## TASK GOAL
Quote word for word the lines below, beginning with the first and ending with the one that has "25.35, 25.65, 25.3, 25.7, 25.5];". Drop the pictures.

## GIVEN INFORMATION

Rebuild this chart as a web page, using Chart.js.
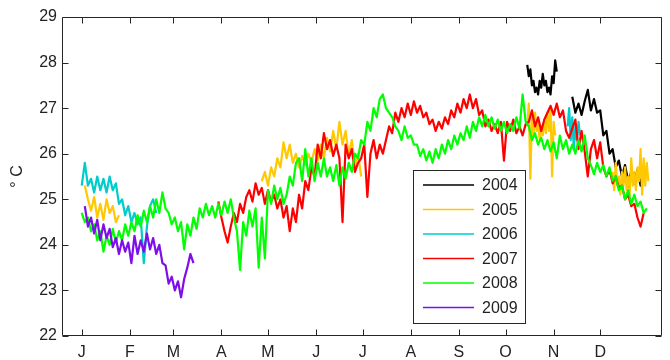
<!DOCTYPE html>
<html>
<head>
<meta charset="utf-8">
<script src="https://cdn.jsdelivr.net/npm/chart.js@4.4.1/dist/chart.umd.min.js"></script>
<style>
  html, body { margin: 0; padding: 0; background: #fff; }
</style>
</head>
<body>
<canvas id="myChart" width="670" height="360"></canvas>
<script>
// x axis is day of year, tick at the first day of each month
const month_days = [1, 32, 60, 91, 121, 152, 182, 213, 244, 274, 305, 335];
const month_labels = ["J", "F", "M", "A", "M", "J", "J", "A", "S", "O", "N", "D"];
const year_labels = ["2004", "2005", "2006", "2007", "2008", "2009"];
const year_colors = ["#000000", "#ffc800", "#00cccc", "#ff0000", "#00ff00", "#7f0fe8"];

// each segment: [first day, day step, values]
const t2004_a = [27.95, 27.7, 27.85, 27.5, 27.6, 27.35, 27.45, 27.3, 27.6, 27.45,
  27.75, 27.5, 27.6, 27.35, 27.45, 27.3, 27.7, 27.55, 28.05, 27.8];
const t2004_b = [27.25, 26.9, 27.1, 26.85, 27.15, 27.4, 26.95, 27.2, 26.9, 26.95,
  26.4, 26.5, 26.0, 26.1, 25.7, 25.85, 25.5, 25.75, 25.4, 25.6,
  25.35, 25.65, 25.3, 25.7, 25.5];

const t2005_a = [25.3, 25.0, 24.75, 25.05, 24.6, 24.9, 24.55, 25.0, 24.7, 24.85, 24.5, 24.65];
const t2005_b = [25.4, 25.6, 25.3, 25.7, 25.5, 25.9, 25.7, 26.25, 25.9, 26.2,
  25.8, 26.0, 25.7, 25.95, 25.75, 26.0, 25.8, 26.1, 25.85, 26.2,
  25.9, 26.35, 26.05, 26.5, 26.1, 26.7, 26.2, 26.5, 25.95, 26.3,
  25.7, 26.0, 25.5];
const t2005_c = [26.6, 27.1, 25.45, 26.8, 26.4, 26.9, 26.5, 26.7, 26.3, 26.6,
  26.4, 26.75, 26.45, 26.9, 26.5, 27.0, 25.5, 26.7, 26.4];
const t2005_d = [25.6, 25.2, 25.8, 25.3, 25.5, 25.1, 25.6, 25.3, 25.7, 25.2,
  25.5, 25.1, 25.9, 25.3, 25.6, 25.2, 25.7, 25.4, 26.1, 25.1,
  25.9, 25.3, 25.8, 25.4];

const t2006_a = [25.3, 25.8, 25.3, 25.45, 25.15, 25.5, 25.2, 25.45, 25.15, 25.5,
  25.2, 25.35, 24.9, 25.0, 24.65, 24.85, 24.5, 24.7, 24.45, 24.6,
  23.6, 24.4, 24.85, 25.0, 24.7];
const t2006_b = [26.6, 27.0, 26.3, 26.8, 26.1, 26.6, 26.3, 26.7, 26.4];

const t2007 = [24.95, 24.6, 24.3, 24.05, 24.4, 24.7, 24.5, 24.9, 24.7, 25.05,
  25.2, 24.95, 25.35, 25.1, 25.25, 24.9, 25.2, 24.95, 25.1, 24.8,
  25.0, 24.6, 24.85, 24.3, 24.8, 24.5, 25.1, 24.8, 25.4, 25.2,
  25.7, 25.5, 26.2, 25.9, 26.45, 26.1, 26.3, 25.95, 26.2, 25.9,
  24.5, 26.2, 25.9, 26.1, 25.6, 25.8, 25.9, 26.2, 25.05, 26.0,
  26.3, 25.9, 26.2, 26.0, 26.3, 26.6, 26.45, 26.9, 26.7, 27.0,
  26.8, 27.1, 26.85, 27.15, 26.9, 27.05, 26.8, 26.9, 26.65, 26.75,
  26.5, 26.7, 26.55, 26.8, 26.65, 26.95, 26.8, 27.1, 26.9, 27.2,
  27.0, 27.3, 27.0, 27.2, 26.85, 26.95, 26.6, 26.75, 26.5, 26.65,
  26.45, 26.7, 25.85, 26.7, 26.5, 26.75, 26.45, 26.6, 26.4, 26.65,
  26.7, 26.95, 26.6, 26.8, 26.5, 26.75, 26.9, 27.05, 26.85, 27.1,
  26.8, 26.95, 26.5, 26.35, 26.55, 26.75, 26.1, 26.5, 26.05, 25.5,
  26.1, 26.3, 25.9, 26.25, 25.7, 25.5, 25.65, 25.35, 25.5, 25.25,
  25.3, 25.0, 25.1, 24.85, 24.9, 24.6, 24.4, 24.7];

const t2008 = [24.7, 24.5, 24.6, 24.3, 24.45, 24.1, 24.3, 23.85, 24.2, 24.0,
  24.35, 24.05, 24.3, 24.1, 24.45, 24.2, 24.5, 24.3, 24.65, 24.4,
  24.75, 24.5, 24.85, 24.6, 25.0, 24.7, 25.15, 24.8, 24.7, 24.45,
  24.6, 24.3, 24.5, 23.9, 24.45, 24.2, 24.6, 24.35, 24.8, 24.6,
  24.9, 24.65, 24.85, 24.6, 24.9, 24.65, 24.95, 24.7, 25.0, 24.6,
  24.3, 23.45, 24.5, 24.2, 24.75, 24.4, 24.8, 23.5, 24.6, 23.7,
  25.2, 24.9, 25.3, 25.0, 25.25, 24.9, 25.1, 25.5, 25.3, 25.8,
  25.9, 25.4, 26.1, 25.5, 25.9, 25.4, 25.8, 25.5, 25.9, 25.5,
  25.7, 25.4, 25.75, 25.3, 25.7, 25.45, 25.8, 25.6, 26.0, 25.9,
  26.3, 26.2, 26.7, 26.5, 27.0, 26.8, 27.2, 27.3, 27.0, 26.9,
  26.8, 26.6, 26.5, 26.3, 26.6, 26.35, 26.4, 26.2, 26.2, 25.95,
  26.1, 25.85, 26.05, 25.8, 26.1, 25.9, 26.2, 26.0, 26.3, 26.1,
  26.4, 26.2, 26.45, 26.3, 26.6, 26.35, 26.7, 26.5, 26.8, 26.6,
  26.85, 26.6, 26.8, 26.55, 26.75, 26.5, 26.7, 26.45, 26.65, 26.5,
  26.8, 26.55, 27.3, 26.7, 26.6, 26.3, 26.45, 26.2, 26.35, 26.1,
  26.3, 26.05, 26.25, 25.9, 26.4, 26.1, 26.3, 26.0, 26.2, 26.0,
  26.3, 26.05, 26.4, 25.9, 25.75, 25.55, 25.8, 25.6, 25.75, 25.5,
  25.7, 25.4, 25.5, 25.2, 25.3, 25.0, 25.2, 24.9, 25.1, 24.85,
  24.95, 24.7, 24.8];

const t2009 = [24.85, 24.4, 24.6, 24.25, 24.55, 24.1, 24.45, 24.15, 24.35, 23.95,
  24.15, 23.8, 24.1, 23.85, 24.05, 23.6, 24.2, 23.8, 24.1, 23.85,
  24.25, 23.9, 24.15, 23.8, 24.0, 23.6, 23.55, 23.15, 23.3, 23.0,
  23.2, 22.85, 23.25, 23.5, 23.8, 23.6];

const segments = [
  [[288, 1, t2004_a], [317, 2, t2004_b]],
  [[3, 2, t2005_a], [117, 2, t2005_b], [288, 1, t2005_c], [343, 1, t2005_d]],
  [[1, 2, t2006_a], [314, 1, t2006_b]],
  [[89, 2, t2007]],
  [[1, 2, t2008]],
  [[3, 2, t2009]],
];

let make_points = (segs) => {
  let pts = [];
  segs.forEach(([start, step, vals], k) => {
    if (k > 0) pts.push({ x: start - 0.5, y: null });
    vals.forEach((v, i) => pts.push({ x: start + i * step, y: v }));
  });
  return pts;
};

const font_family = "'Liberation Sans', Arial, sans-serif";
const text_color = "#222";

// matlab style box with inward ticks on all four sides
const box_ticks = {
  id: "box_ticks",
  afterDatasetsDraw(chart) {
    const { ctx, chartArea: a, scales } = chart;
    const L = Math.round(a.left) + 0.5;
    const R = Math.round(a.right) - 0.5;
    const T = Math.round(a.top) + 0.5;
    const B = Math.round(a.bottom) - 0.5;
    const len = 6;
    ctx.save();
    ctx.strokeStyle = "#262626";
    ctx.lineWidth = 1;
    ctx.beginPath();
    ctx.rect(L, T, R - L, B - T);
    scales.x.ticks.forEach((t) => {
      let px = Math.round(scales.x.getPixelForValue(t.value)) + 0.5;
      ctx.moveTo(px, B);
      ctx.lineTo(px, B - len);
      ctx.moveTo(px, T);
      ctx.lineTo(px, T + len);
    });
    scales.y.ticks.forEach((t) => {
      let py = Math.round(scales.y.getPixelForValue(t.value)) + 0.5;
      ctx.moveTo(L, py);
      ctx.lineTo(L + len, py);
      ctx.moveTo(R, py);
      ctx.lineTo(R - len, py);
    });
    ctx.stroke();

    // legend box
    const lx = 413.5, ly = 170.5, lw = 112, lh = 153;
    ctx.fillStyle = "#fff";
    ctx.fillRect(lx, ly, lw, lh);
    ctx.strokeStyle = "#262626";
    ctx.strokeRect(lx, ly, lw, lh);
    ctx.font = "16px " + font_family;
    ctx.textBaseline = "middle";
    ctx.textAlign = "left";
    chart.data.datasets.forEach((ds, i) => {
      let ry = 185 + i * 24.5;
      ctx.strokeStyle = ds.borderColor;
      ctx.lineWidth = 1.5;
      ctx.beginPath();
      ctx.moveTo(423, ry);
      ctx.lineTo(474, ry);
      ctx.stroke();
      ctx.fillStyle = text_color;
      ctx.fillText(ds.label, 482, ry + 1);
    });
    ctx.restore();
  },
};

const ctx = document.getElementById("myChart").getContext("2d");

const myChart = new Chart(ctx, {
  type: "line",
  data: {
    datasets: year_labels.map((label, i) => ({
      label: label,
      data: make_points(segments[i]),
      borderColor: year_colors[i],
      borderWidth: 2.2,
      borderJoinStyle: "round",
      pointRadius: 0,
      tension: 0,
      spanGaps: false,
      order: year_labels.length - i,
    })),
  },
  options: {
    responsive: false,
    animation: false,
    devicePixelRatio: 1,
    layout: { padding: { top: 17, right: 8, left: 0, bottom: 0 } },
    plugins: {
      legend: { display: false },
      tooltip: { enabled: false },
    },
    scales: {
      x: {
        type: "linear",
        min: -11.7,
        max: 374.8,
        afterBuildTicks: (scale) => {
          scale.ticks = month_days.map((d) => ({ value: d }));
        },
        afterFit: (scale) => {
          scale.height = 24;
        },
        grid: { display: false, drawTicks: false },
        border: { display: false },
        ticks: {
          autoSkip: false,
          maxRotation: 0,
          padding: 7,
          color: text_color,
          font: { family: font_family, size: 16 },
          callback: (value, index) => month_labels[index],
        },
      },
      y: {
        min: 22,
        max: 29,
        afterFit: (scale) => {
          scale.width = 62;
        },
        grid: { display: false, drawTicks: false },
        border: { display: false },
        ticks: {
          stepSize: 1,
          padding: 5,
          color: text_color,
          font: { family: font_family, size: 16 },
        },
        title: {
          display: true,
          text: "° C",
          color: text_color,
          padding: { top: 8, bottom: 0 },
          font: { family: font_family, size: 16 },
        },
      },
    },
  },
  plugins: [box_ticks],
});
</script>
</body>
</html>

## OUTPUT FOR THIS EXERCISE
Rebuild this chart as a web page, using Chart.js.
<!DOCTYPE html>
<html>
<head>
<meta charset="utf-8">
<script src="https://cdn.jsdelivr.net/npm/chart.js@4.4.1/dist/chart.umd.min.js"></script>
<style>
  html, body { margin: 0; padding: 0; background: #fff; }
</style>
</head>
<body>
<canvas id="myChart" width="670" height="360"></canvas>
<script>
// x axis is day of year, tick at the first day of each month
const month_days = [1, 32, 60, 91, 121, 152, 182, 213, 244, 274, 305, 335];
const month_labels = ["J", "F", "M", "A", "M", "J", "J", "A", "S", "O", "N", "D"];
const year_labels = ["2004", "2005", "2006", "2007", "2008", "2009"];
const year_colors = ["#000000", "#ffc800", "#00cccc", "#ff0000", "#00ff00", "#7f0fe8"];

// each segment: [first day, day step, values]
const t2004_a = [27.95, 27.7, 27.85, 27.5, 27.6, 27.35, 27.45, 27.3, 27.6, 27.45,
  27.75, 27.5, 27.6, 27.35, 27.45, 27.3, 27.7, 27.55, 28.05, 27.8];
const t2004_b = [27.25, 26.9, 27.1, 26.85, 27.15, 27.4, 26.95, 27.2, 26.9, 26.95,
  26.4, 26.5, 26.0, 26.1, 25.7, 25.85, 25.5, 25.75, 25.4, 25.6,
  25.35, 25.65, 25.3, 25.7, 25.5];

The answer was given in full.